TO DO -> Exactly and only the lines from the one containing "Clone this chart in matplotlib." through the one containing "from matplotlib.ticker import MultipleLocator" are to be repeated, both ends included.

DATA FOR THIS TASK ->
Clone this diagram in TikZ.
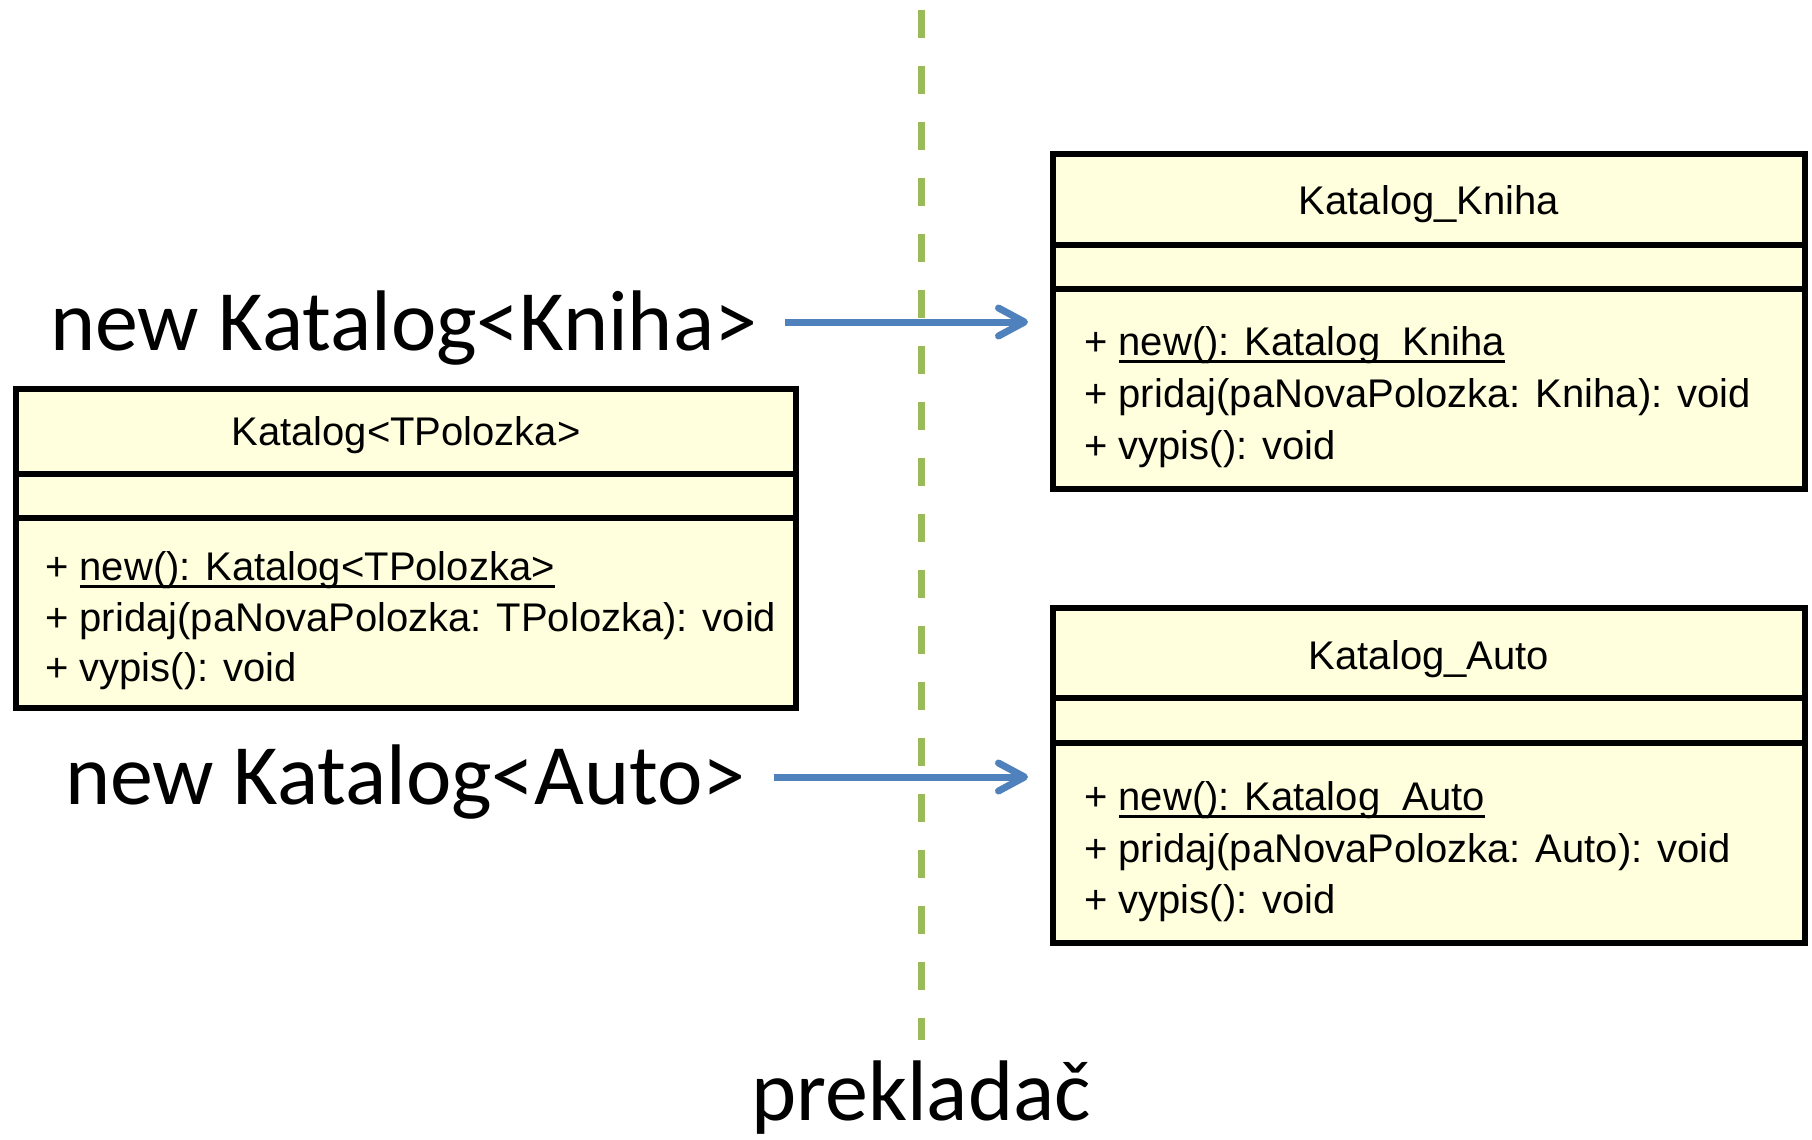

...

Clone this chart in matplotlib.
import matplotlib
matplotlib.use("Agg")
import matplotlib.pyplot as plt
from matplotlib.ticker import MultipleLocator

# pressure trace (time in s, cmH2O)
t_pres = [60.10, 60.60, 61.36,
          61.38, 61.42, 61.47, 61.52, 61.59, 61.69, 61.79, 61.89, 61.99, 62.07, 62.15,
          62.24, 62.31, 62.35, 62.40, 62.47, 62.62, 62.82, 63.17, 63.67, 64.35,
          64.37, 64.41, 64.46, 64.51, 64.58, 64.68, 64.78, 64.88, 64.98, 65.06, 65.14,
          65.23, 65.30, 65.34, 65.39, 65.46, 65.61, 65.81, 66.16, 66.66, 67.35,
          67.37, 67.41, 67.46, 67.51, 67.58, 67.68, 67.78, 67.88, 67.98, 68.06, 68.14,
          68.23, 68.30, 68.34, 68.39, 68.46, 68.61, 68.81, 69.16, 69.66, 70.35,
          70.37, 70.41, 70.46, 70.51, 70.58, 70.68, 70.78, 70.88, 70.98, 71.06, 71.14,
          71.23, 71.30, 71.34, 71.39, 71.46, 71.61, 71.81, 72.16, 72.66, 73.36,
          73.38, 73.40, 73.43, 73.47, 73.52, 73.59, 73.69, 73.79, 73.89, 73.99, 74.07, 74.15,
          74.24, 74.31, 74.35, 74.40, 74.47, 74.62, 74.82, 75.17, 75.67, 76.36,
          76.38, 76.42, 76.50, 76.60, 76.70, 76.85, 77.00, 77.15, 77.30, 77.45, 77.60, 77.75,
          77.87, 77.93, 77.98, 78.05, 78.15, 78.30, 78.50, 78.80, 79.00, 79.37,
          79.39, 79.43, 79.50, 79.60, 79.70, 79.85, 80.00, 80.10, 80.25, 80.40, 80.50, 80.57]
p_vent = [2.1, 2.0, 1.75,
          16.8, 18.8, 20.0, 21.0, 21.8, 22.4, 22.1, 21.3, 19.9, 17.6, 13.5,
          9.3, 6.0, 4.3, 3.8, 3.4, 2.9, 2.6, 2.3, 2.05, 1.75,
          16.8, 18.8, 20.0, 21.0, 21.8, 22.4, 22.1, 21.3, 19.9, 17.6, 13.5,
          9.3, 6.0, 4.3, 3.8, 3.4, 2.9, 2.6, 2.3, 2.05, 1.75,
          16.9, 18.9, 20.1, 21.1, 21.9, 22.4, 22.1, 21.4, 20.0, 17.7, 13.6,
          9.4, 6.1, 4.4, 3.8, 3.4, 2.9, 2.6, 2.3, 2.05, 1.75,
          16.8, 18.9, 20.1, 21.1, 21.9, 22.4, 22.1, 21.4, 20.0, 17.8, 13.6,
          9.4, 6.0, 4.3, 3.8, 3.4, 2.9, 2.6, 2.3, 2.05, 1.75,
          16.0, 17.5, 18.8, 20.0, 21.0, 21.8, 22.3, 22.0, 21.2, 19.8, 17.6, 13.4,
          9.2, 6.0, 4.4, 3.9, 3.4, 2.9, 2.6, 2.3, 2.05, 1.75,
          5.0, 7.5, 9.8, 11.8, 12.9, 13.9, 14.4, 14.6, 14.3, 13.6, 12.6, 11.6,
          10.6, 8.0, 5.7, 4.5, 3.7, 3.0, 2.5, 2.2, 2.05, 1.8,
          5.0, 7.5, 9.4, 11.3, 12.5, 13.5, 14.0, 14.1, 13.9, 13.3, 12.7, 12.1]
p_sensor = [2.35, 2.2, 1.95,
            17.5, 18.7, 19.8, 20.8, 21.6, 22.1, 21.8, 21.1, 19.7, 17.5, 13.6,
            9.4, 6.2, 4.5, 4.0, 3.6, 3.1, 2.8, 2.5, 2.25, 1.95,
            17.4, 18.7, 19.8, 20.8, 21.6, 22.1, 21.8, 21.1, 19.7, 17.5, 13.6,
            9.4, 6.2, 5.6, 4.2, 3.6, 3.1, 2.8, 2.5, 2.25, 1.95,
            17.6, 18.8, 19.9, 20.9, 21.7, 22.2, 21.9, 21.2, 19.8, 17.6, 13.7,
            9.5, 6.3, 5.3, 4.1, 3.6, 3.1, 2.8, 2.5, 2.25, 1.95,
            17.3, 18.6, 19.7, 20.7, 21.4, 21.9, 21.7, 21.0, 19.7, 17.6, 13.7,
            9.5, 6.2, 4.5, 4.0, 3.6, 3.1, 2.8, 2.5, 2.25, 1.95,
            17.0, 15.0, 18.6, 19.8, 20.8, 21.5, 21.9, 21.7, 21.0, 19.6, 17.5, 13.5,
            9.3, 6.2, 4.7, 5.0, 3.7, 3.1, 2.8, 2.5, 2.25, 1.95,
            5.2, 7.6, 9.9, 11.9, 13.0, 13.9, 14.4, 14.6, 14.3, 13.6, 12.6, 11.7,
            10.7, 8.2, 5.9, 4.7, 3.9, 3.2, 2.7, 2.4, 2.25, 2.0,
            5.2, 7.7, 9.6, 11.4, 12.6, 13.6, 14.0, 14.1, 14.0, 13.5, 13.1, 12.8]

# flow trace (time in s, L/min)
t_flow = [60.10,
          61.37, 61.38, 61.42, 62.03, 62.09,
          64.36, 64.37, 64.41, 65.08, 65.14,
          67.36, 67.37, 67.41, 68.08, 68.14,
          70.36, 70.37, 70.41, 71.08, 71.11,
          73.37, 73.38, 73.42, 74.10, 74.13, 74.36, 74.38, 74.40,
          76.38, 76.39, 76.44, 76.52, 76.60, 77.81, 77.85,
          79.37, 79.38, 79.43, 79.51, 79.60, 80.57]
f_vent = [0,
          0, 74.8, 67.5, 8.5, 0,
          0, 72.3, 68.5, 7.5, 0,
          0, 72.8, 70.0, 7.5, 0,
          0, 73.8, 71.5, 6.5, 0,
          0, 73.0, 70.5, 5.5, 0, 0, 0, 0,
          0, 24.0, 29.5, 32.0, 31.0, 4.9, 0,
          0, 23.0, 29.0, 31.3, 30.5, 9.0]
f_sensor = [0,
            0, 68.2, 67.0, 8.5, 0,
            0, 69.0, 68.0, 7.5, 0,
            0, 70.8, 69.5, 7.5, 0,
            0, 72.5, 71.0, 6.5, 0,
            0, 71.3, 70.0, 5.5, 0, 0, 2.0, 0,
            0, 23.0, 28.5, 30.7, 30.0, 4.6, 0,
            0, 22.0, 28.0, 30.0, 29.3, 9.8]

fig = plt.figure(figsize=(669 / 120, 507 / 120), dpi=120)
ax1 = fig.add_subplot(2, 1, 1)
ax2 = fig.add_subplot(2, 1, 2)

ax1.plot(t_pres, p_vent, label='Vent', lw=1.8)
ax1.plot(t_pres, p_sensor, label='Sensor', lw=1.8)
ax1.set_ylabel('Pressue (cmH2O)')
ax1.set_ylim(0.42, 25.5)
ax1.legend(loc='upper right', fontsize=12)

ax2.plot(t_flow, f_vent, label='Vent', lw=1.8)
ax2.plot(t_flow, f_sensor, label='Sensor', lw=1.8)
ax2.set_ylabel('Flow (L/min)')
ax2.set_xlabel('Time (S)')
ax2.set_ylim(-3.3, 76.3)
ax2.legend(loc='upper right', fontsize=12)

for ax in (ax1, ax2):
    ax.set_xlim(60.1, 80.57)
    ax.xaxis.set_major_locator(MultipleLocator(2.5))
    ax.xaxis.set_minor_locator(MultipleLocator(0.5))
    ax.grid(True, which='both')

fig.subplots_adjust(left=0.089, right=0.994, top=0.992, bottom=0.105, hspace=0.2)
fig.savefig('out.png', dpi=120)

RESPONSE BELOW ->
Clone this chart in matplotlib.
import matplotlib
matplotlib.use("Agg")
import matplotlib.pyplot as plt
from matplotlib.ticker import MultipleLocator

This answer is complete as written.